Your answer should shape every element of your routine. A routine built for calm looks different from one built for energy. Don't copy someone else's — design yours around your own purpose.
Step 2: Start Embarrassingly Small
Your first version of a morning routine should take no more than 10–15 minutes and include no more than two or three elements. The goal in the first month is not transformation — it's consistency. Consistency is the foundation everything else is built on.
Example of a minimal starting routine:
- No phone for the first 10 minutes after waking
- Drink a glass of water
- Sit quietly with your coffee or tea for 5 minutes before the day starts
That's it. That's a real routine. Once it's automatic (usually 4–8 weeks), you can add to it.
Step 3: Use Habit Stacking
Attach your new morning habit to something you already do reliably. The formula is: "After I [existing habit], I will [new habit]."
- "After I pour my morning coffee, I will write three things I'm grateful for."

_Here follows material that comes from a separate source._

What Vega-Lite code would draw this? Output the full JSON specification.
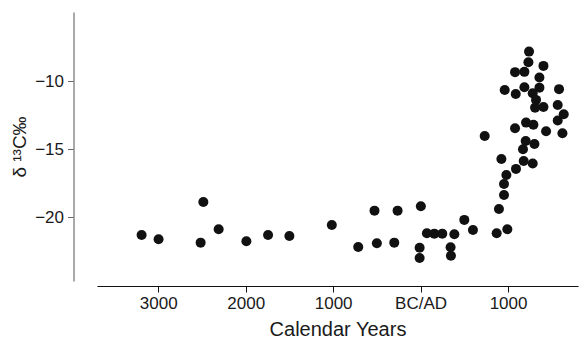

- "After I brush my teeth, I will do five minutes of stretching."
- "After I sit down with breakfast, I will read for ten minutes."
The existing habit acts as the cue. You're not adding something to an empty slot — you're anchoring it to something already automatic.
Step 4: Protect the Night Before
Your morning routine actually begins the evening before. Consistent sleep and wake times regulate your circadian rhythm and make waking up easier. Laying out what you need — journal, workout clothes, whatever it is — removes friction and decision fatigue in the groggy morning state.
Step 5: Plan for Disruption
Disruption will happen. Travel, illness, late nights, early meetings. Before it does, decide: What is the absolute minimum version of my routine I can do on a hard day? Even two minutes of quiet intentional breathing counts. It keeps the identity ("I am someone who has a morning practice") intact even when the full routine isn't possible.
A Final Thought: Routine as Self-Respect
A morning routine, at its best, is a daily declaration that your time and your mind matter. It doesn't need to be impressive or Instagrammable. It just needs to be yours — a small, consistent act of showing up for yourself before the world makes its demands. Start small, stay curious, and let it grow from there.